┏━━

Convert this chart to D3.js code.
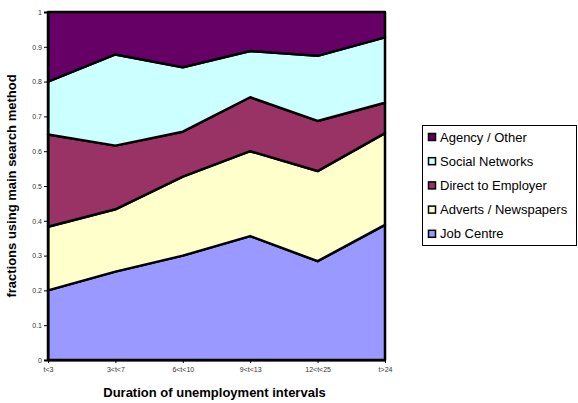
<!DOCTYPE html>
<html>
<head>
<meta charset="utf-8">
<script src="https://cdn.jsdelivr.net/npm/d3@7"></script>
<style>
    body { margin: 0; background: #fff; }
    svg { font-family: Arial, "Liberation Sans", sans-serif; }
</style>
</head>
<body>
<div id="chart"></div>
<script>
// categories and series (fractions)
var categories = ['t<3', '3<t<7', '6<t<10', '9<t<13', '12<t<25', 't>24']
var seriesNames = ['Job Centre', 'Adverts / Newspapers', 'Direct to Employer', 'Social Networks', 'Agency / Other']
var jobCentre = [0.200, 0.254, 0.300, 0.356, 0.284, 0.388]
var adverts = [0.183, 0.179, 0.227, 0.244, 0.259, 0.264]
var direct = [0.265, 0.183, 0.129, 0.155, 0.144, 0.087]
var social = [0.152, 0.262, 0.185, 0.133, 0.187, 0.188]
var agency = [0.200, 0.122, 0.159, 0.112, 0.126, 0.073]
var yTicks = [0, 0.1, 0.2, 0.3, 0.4, 0.5, 0.6, 0.7, 0.8, 0.9, 1]
var colors = ['#9999ff', '#ffffcc', '#993366', '#ccffff', '#660066']

var allSeries = [jobCentre, adverts, direct, social, agency]
var table = categories.map(function (c, i) {
    var row = { cat: c }
    seriesNames.forEach(function (s, j) { row[s] = allSeries[j][i] })
    return row
})

var width = 578, height = 403
var plotLeft = 48, plotRight = 385, plotTop = 12, plotBottom = 360

var svg = d3.select('#chart').append('svg')
    .attr('width', width)
    .attr('height', height)

var x = d3.scalePoint().domain(categories).range([plotLeft, plotRight])
var y = d3.scaleLinear().domain([0, 1]).range([plotBottom, plotTop])

var stacked = d3.stack().keys(seriesNames)(table)

var area = d3.area()
    .x(function (d) { return x(d.data.cat) })
    .y0(function (d) { return y(d[0]) })
    .y1(function (d) { return y(d[1]) })

svg.append('g')
    .selectAll('path')
    .data(stacked)
    .join('path')
    .attr('d', area)
    .attr('fill', function (d, i) { return colors[i] })
    .attr('stroke', '#000')
    .attr('stroke-width', 2.5)
    .attr('stroke-linejoin', 'round')

// y axis
var yAxis = svg.append('g')
    .attr('transform', 'translate(' + plotLeft + ',0)')
    .call(d3.axisLeft(y).tickValues(yTicks).tickSize(4).tickFormat(d3.format('~g')))
yAxis.select('.domain').attr('stroke', '#000').attr('stroke-width', 2)
yAxis.selectAll('.tick line').attr('stroke', '#000')
yAxis.selectAll('text').attr('font-size', '7px').attr('fill', '#333').attr('x', -6)

// x axis
var xAxis = svg.append('g')
    .attr('transform', 'translate(0,' + plotBottom + ')')
    .call(d3.axisBottom(x).tickSize(3).tickSizeOuter(0))
xAxis.select('.domain').attr('stroke', '#000').attr('stroke-width', 2)
xAxis.selectAll('.tick line').attr('stroke', '#000')
xAxis.selectAll('text').attr('font-size', '7px').attr('fill', '#333').attr('dy', '0.9em')

// titles
svg.append('text')
    .attr('x', (plotLeft + plotRight) / 2 - 2)
    .attr('y', 397)
    .attr('text-anchor', 'middle')
    .attr('font-size', '13px')
    .attr('font-weight', 'bold')
    .text('Duration of unemployment intervals')

svg.append('text')
    .attr('transform', 'translate(16,' + (plotTop + plotBottom) / 2 + ') rotate(-90)')
    .attr('text-anchor', 'middle')
    .attr('font-size', '13px')
    .attr('font-weight', 'bold')
    .text('fractions using main search method')

// legend
var legend = svg.append('g')
legend.append('rect')
    .attr('x', 422.5).attr('y', 125.5)
    .attr('width', 154).attr('height', 120)
    .attr('fill', '#fff').attr('stroke', '#000')

var legendOrder = seriesNames.slice().reverse()
var legendColors = colors.slice().reverse()
var item = legend.selectAll('g.item')
    .data(legendOrder)
    .join('g')
    .attr('class', 'item')
    .attr('transform', function (d, i) { return 'translate(428,' + (137 + i * 24.2) + ')' })

item.append('rect')
    .attr('x', 0.5).attr('y', -3.5)
    .attr('width', 7).attr('height', 7)
    .attr('fill', function (d, i) { return legendColors[i] })
    .attr('stroke', '#000')
    .attr('stroke-width', 1.5)

item.append('text')
    .attr('x', 12)
    .attr('dy', '0.35em')
    .attr('font-size', '13px')
    .text(function (d) { return d })
</script>
</body>
</html>
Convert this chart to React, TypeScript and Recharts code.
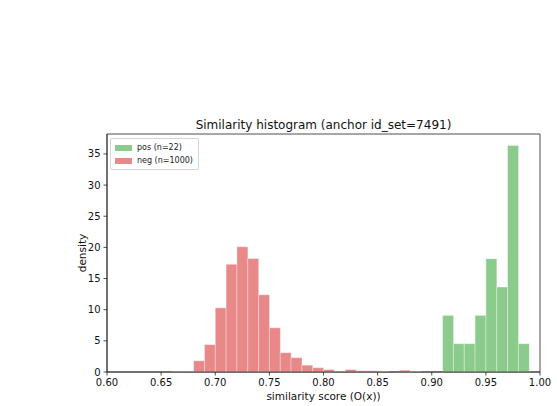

┗━━

__Exercise prompt__
Output the data above without changes, apart from leaving out the pictures.

__In response__
Convert this chart to D3.js code.
<!DOCTYPE html>
<html>
<head>
<meta charset="utf-8">
<script src="https://cdn.jsdelivr.net/npm/d3@7"></script>
<style>
    body { margin: 0; background: #fff; }
    svg { font-family: Arial, "Liberation Sans", sans-serif; }
</style>
</head>
<body>
<div id="chart"></div>
<script>
// categories and series (fractions)
var categories = ['t<3', '3<t<7', '6<t<10', '9<t<13', '12<t<25', 't>24']
var seriesNames = ['Job Centre', 'Adverts / Newspapers', 'Direct to Employer', 'Social Networks', 'Agency / Other']
var jobCentre = [0.200, 0.254, 0.300, 0.356, 0.284, 0.388]
var adverts = [0.183, 0.179, 0.227, 0.244, 0.259, 0.264]
var direct = [0.265, 0.183, 0.129, 0.155, 0.144, 0.087]
var social = [0.152, 0.262, 0.185, 0.133, 0.187, 0.188]
var agency = [0.200, 0.122, 0.159, 0.112, 0.126, 0.073]
var yTicks = [0, 0.1, 0.2, 0.3, 0.4, 0.5, 0.6, 0.7, 0.8, 0.9, 1]
var colors = ['#9999ff', '#ffffcc', '#993366', '#ccffff', '#660066']

var allSeries = [jobCentre, adverts, direct, social, agency]
var table = categories.map(function (c, i) {
    var row = { cat: c }
    seriesNames.forEach(function (s, j) { row[s] = allSeries[j][i] })
    return row
})

var width = 578, height = 403
var plotLeft = 48, plotRight = 385, plotTop = 12, plotBottom = 360

var svg = d3.select('#chart').append('svg')
    .attr('width', width)
    .attr('height', height)

var x = d3.scalePoint().domain(categories).range([plotLeft, plotRight])
var y = d3.scaleLinear().domain([0, 1]).range([plotBottom, plotTop])

var stacked = d3.stack().keys(seriesNames)(table)

var area = d3.area()
    .x(function (d) { return x(d.data.cat) })
    .y0(function (d) { return y(d[0]) })
    .y1(function (d) { return y(d[1]) })

svg.append('g')
    .selectAll('path')
    .data(stacked)
    .join('path')
    .attr('d', area)
    .attr('fill', function (d, i) { return colors[i] })
    .attr('stroke', '#000')
    .attr('stroke-width', 2.5)
    .attr('stroke-linejoin', 'round')

// y axis
var yAxis = svg.append('g')
    .attr('transform', 'translate(' + plotLeft + ',0)')
    .call(d3.axisLeft(y).tickValues(yTicks).tickSize(4).tickFormat(d3.format('~g')))
yAxis.select('.domain').attr('stroke', '#000').attr('stroke-width', 2)
yAxis.selectAll('.tick line').attr('stroke', '#000')
yAxis.selectAll('text').attr('font-size', '7px').attr('fill', '#333').attr('x', -6)

// x axis
var xAxis = svg.append('g')
    .attr('transform', 'translate(0,' + plotBottom + ')')
    .call(d3.axisBottom(x).tickSize(3).tickSizeOuter(0))
xAxis.select('.domain').attr('stroke', '#000').attr('stroke-width', 2)
xAxis.selectAll('.tick line').attr('stroke', '#000')
xAxis.selectAll('text').attr('font-size', '7px').attr('fill', '#333').attr('dy', '0.9em')

// titles
svg.append('text')
    .attr('x', (plotLeft + plotRight) / 2 - 2)
    .attr('y', 397)
    .attr('text-anchor', 'middle')
    .attr('font-size', '13px')
    .attr('font-weight', 'bold')
    .text('Duration of unemployment intervals')

svg.append('text')
    .attr('transform', 'translate(16,' + (plotTop + plotBottom) / 2 + ') rotate(-90)')
    .attr('text-anchor', 'middle')
    .attr('font-size', '13px')
    .attr('font-weight', 'bold')
    .text('fractions using main search method')

// legend
var legend = svg.append('g')
legend.append('rect')
    .attr('x', 422.5).attr('y', 125.5)
    .attr('width', 154).attr('height', 120)
    .attr('fill', '#fff').attr('stroke', '#000')

var legendOrder = seriesNames.slice().reverse()
var legendColors = colors.slice().reverse()
var item = legend.selectAll('g.item')
    .data(legendOrder)
    .join('g')
    .attr('class', 'item')
    .attr('transform', function (d, i) { return 'translate(428,' + (137 + i * 24.2) + ')' })

item.append('rect')
    .attr('x', 0.5).attr('y', -3.5)
    .attr('width', 7).attr('height', 7)
    .attr('fill', function (d, i) { return legendColors[i] })
    .attr('stroke', '#000')
    .attr('stroke-width', 1.5)

item.append('text')
    .attr('x', 12)
    .attr('dy', '0.35em')
    .attr('font-size', '13px')
    .text(function (d) { return d })
</script>
</body>
</html>
Convert this chart to React, TypeScript and Recharts code.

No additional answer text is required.